Production Data ETL & Reporting Pipeline
Built a daily Python ETL pipeline that queried a web API for raw production data, performed complex conditional counting and summarization, and stored the data for downstream visualization in Power BI.
Overview
This project focused on automating the ingestion, transformation, and delivery of daily production data to support reliable reporting and operational decision-making. Prior to this work, key production metrics were generated manually, resulting in delays, inconsistent results, and limited visibility for downstream users.

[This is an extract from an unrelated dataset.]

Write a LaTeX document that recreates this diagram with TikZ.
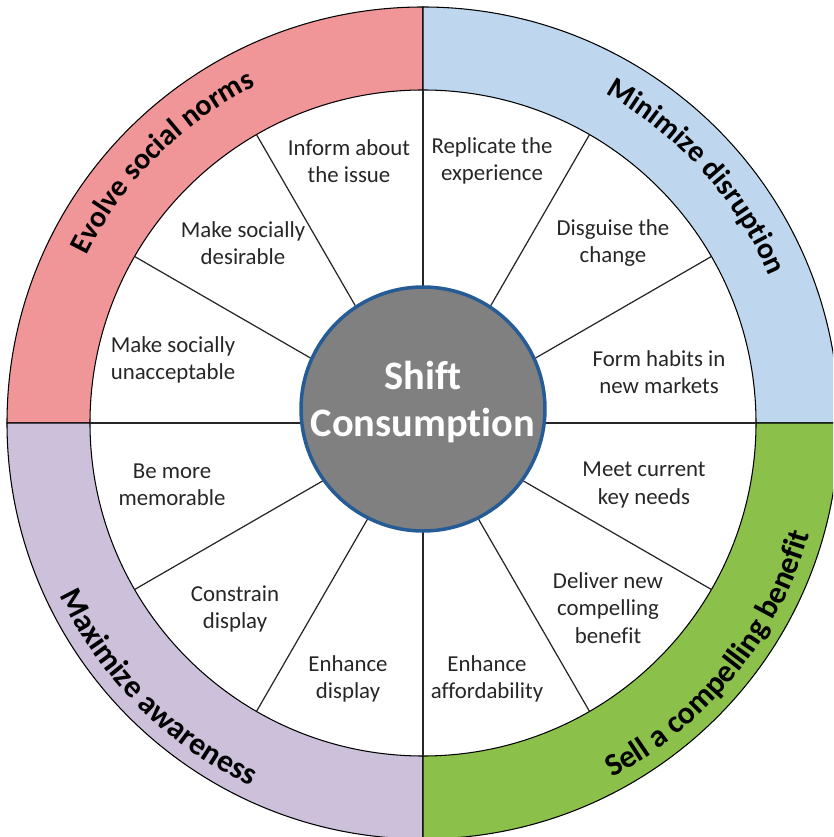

The goal of the project was to create a repeatable, automated pipeline that produced a trusted, analysis-ready dataset each day and fed directly into reporting tools used by engineering, quality, and manufacturing teams.
Problem
Production data was available through a web API, but accessing and preparing it for reporting required manual effort each day. This created several issues:
- Daily metrics required manual data pulls and spreadsheet-based processing
- Report creation was time-consuming and prone to inconsistency
- Stakeholders lacked timely access to up-to-date production performance
- Analysts spent more time preparing data than analyzing it
As reporting demand increased, the existing approach did not scale.
Solution
I built an automated ETL pipeline in Python to reliably collect, process, and store daily production data for downstream reporting.
Key components of the solution included:
- Querying a production data API using Python
- Parsing, cleaning, and validating raw records
- Performing conditional counting and aggregation logic to compute key metrics
- Storing transformed datasets in analysis-ready formats for Power BI consumption
- Scheduling the pipeline to run daily and refresh reporting automatically
The pipeline was designed to be robust, readable, and easy to maintain as reporting needs evolved.
Impact
- Automated ingestion and preparation of 50k+ production records per day
- Reduced daily metric report creation time from ~1 hour to ~5 minutes
- Enabled multiple teams to access up-to-date production metrics each morning
- Improved consistency and trust in reported metrics by standardizing transformations
- Provided the data foundation for the Process Data Dashboard Creation project
Gallery
Coming Soon!
Code Repository
Due to proprietary production systems and data, source code is not publicly available.